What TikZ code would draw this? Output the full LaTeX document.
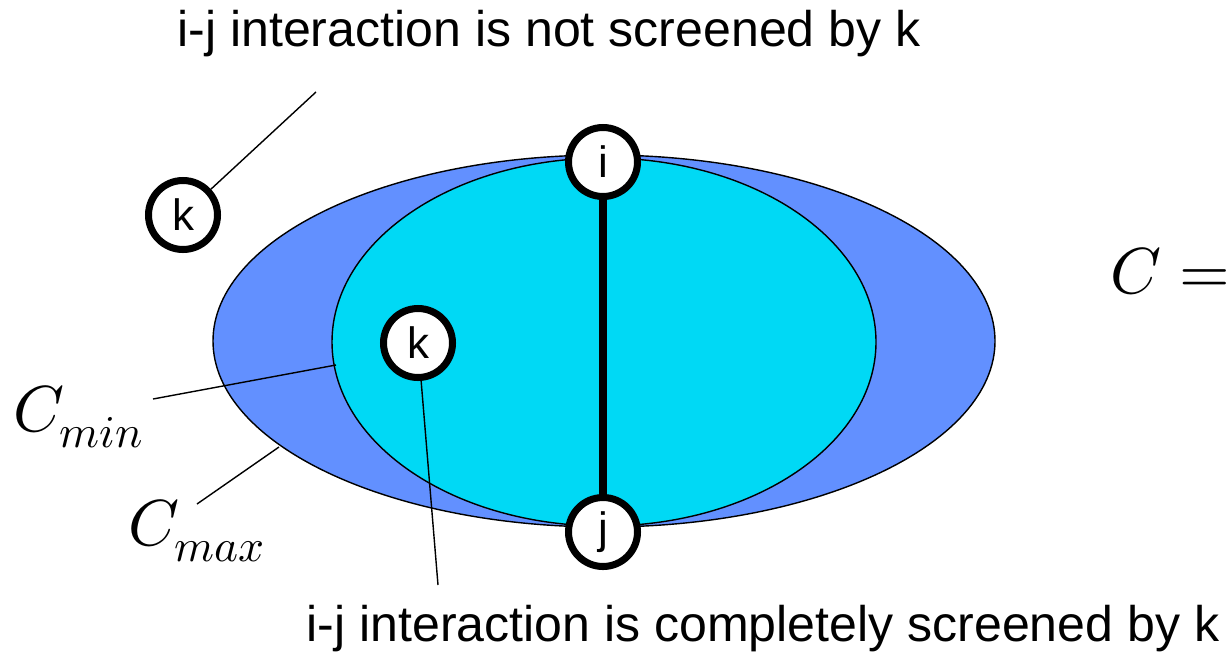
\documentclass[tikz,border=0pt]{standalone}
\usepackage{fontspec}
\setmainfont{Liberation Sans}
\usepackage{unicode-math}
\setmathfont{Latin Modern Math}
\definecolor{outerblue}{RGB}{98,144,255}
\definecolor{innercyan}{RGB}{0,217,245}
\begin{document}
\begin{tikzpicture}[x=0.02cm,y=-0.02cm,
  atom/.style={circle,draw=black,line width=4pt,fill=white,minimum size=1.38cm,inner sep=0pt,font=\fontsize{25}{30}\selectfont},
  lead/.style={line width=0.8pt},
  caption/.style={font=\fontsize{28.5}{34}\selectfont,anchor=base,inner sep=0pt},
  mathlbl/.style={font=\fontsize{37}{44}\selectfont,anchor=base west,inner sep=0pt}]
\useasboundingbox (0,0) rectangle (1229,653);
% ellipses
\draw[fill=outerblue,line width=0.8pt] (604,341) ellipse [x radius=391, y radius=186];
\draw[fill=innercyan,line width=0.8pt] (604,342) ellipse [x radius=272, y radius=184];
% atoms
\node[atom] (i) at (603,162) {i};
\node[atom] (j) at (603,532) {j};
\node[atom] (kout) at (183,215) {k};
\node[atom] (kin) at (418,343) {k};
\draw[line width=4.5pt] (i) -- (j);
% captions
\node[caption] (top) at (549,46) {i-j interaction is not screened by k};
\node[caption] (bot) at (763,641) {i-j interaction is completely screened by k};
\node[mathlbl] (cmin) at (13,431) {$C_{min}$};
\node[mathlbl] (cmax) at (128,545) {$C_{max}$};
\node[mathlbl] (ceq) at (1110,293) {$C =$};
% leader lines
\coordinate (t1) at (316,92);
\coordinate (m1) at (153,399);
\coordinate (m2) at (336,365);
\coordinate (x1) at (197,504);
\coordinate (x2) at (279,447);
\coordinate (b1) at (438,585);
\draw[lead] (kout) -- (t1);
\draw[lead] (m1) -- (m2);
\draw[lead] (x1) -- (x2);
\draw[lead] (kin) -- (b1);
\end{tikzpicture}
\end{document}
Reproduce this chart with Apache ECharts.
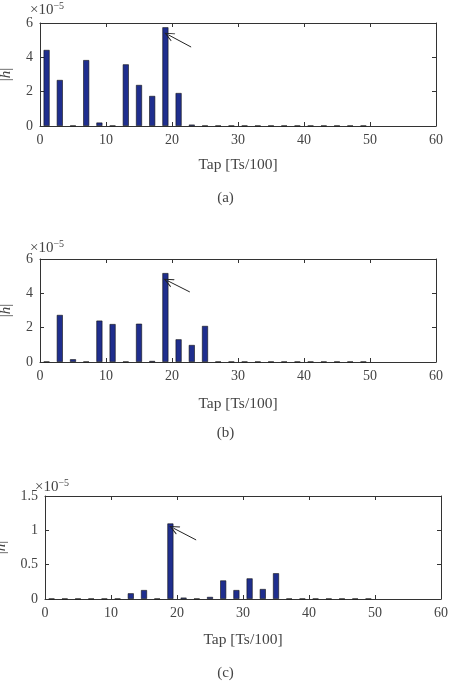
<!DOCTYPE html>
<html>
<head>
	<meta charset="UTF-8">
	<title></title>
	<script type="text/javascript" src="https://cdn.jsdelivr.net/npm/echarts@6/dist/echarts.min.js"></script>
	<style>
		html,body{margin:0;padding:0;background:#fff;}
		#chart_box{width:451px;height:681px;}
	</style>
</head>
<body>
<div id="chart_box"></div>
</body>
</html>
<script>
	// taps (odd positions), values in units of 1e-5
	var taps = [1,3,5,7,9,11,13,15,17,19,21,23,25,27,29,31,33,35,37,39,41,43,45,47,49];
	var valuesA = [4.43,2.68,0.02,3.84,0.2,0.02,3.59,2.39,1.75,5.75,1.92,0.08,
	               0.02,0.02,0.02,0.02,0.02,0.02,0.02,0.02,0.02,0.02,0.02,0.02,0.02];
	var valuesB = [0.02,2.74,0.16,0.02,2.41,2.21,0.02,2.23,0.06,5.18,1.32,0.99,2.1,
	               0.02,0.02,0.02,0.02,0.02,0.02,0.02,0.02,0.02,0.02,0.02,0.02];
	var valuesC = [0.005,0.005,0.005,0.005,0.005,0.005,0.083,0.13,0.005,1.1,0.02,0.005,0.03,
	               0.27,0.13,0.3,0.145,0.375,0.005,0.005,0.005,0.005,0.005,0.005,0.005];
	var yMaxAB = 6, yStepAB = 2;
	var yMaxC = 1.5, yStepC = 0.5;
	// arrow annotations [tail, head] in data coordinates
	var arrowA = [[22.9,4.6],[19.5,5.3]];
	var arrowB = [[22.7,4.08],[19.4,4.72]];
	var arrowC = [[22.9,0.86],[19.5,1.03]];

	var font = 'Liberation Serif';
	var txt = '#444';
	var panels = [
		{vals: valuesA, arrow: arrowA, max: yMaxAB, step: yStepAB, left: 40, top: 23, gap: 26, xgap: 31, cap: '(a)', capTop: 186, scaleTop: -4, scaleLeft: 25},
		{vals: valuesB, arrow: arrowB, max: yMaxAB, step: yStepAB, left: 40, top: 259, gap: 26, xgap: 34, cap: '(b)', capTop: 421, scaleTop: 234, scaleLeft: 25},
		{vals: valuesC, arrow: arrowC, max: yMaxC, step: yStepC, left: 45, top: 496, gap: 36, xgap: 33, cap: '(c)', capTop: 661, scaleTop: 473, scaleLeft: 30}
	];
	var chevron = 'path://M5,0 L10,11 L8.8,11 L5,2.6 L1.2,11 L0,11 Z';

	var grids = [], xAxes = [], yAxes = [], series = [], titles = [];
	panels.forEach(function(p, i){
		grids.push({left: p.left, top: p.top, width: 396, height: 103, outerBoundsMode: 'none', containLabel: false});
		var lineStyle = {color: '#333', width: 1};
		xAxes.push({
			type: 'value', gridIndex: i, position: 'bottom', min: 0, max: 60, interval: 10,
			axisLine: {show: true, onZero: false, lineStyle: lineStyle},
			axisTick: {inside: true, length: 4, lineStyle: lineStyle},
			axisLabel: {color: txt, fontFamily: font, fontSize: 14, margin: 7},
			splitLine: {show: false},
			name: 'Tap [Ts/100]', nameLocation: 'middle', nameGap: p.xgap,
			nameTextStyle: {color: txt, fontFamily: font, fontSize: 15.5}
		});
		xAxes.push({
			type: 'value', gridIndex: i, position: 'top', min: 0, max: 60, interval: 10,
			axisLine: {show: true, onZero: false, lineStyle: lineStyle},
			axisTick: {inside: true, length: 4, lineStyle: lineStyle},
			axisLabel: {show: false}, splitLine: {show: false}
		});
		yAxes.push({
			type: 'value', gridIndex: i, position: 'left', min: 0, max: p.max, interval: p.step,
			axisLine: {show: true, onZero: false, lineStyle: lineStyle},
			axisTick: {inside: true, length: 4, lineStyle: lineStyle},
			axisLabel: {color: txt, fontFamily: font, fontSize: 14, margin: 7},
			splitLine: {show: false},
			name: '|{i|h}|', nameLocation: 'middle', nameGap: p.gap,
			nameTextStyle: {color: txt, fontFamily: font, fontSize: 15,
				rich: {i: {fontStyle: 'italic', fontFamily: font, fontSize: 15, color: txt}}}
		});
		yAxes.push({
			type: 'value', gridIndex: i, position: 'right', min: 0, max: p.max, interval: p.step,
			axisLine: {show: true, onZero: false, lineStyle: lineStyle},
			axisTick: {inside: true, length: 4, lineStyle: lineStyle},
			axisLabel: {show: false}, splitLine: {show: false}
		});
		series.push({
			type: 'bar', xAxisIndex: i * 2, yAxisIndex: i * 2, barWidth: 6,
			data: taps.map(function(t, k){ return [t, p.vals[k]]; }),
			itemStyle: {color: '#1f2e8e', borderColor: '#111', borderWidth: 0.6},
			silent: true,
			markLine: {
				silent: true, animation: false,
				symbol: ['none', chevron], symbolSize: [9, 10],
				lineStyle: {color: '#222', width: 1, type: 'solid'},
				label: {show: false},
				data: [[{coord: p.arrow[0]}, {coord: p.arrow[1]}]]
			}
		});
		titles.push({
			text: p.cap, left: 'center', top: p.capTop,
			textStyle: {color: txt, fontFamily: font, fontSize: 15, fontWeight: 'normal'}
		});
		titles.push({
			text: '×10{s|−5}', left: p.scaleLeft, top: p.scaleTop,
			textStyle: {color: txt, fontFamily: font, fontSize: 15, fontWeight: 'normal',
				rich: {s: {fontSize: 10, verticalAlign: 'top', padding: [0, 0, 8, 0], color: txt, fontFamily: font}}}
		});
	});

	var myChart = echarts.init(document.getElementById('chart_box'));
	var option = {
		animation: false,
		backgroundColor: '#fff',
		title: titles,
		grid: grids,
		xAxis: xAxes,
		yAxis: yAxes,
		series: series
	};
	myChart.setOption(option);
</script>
★ ★ ★ ★
In the listing above, how many lines hold the word "draw"? Give the number and nothing more.

Task solution.
9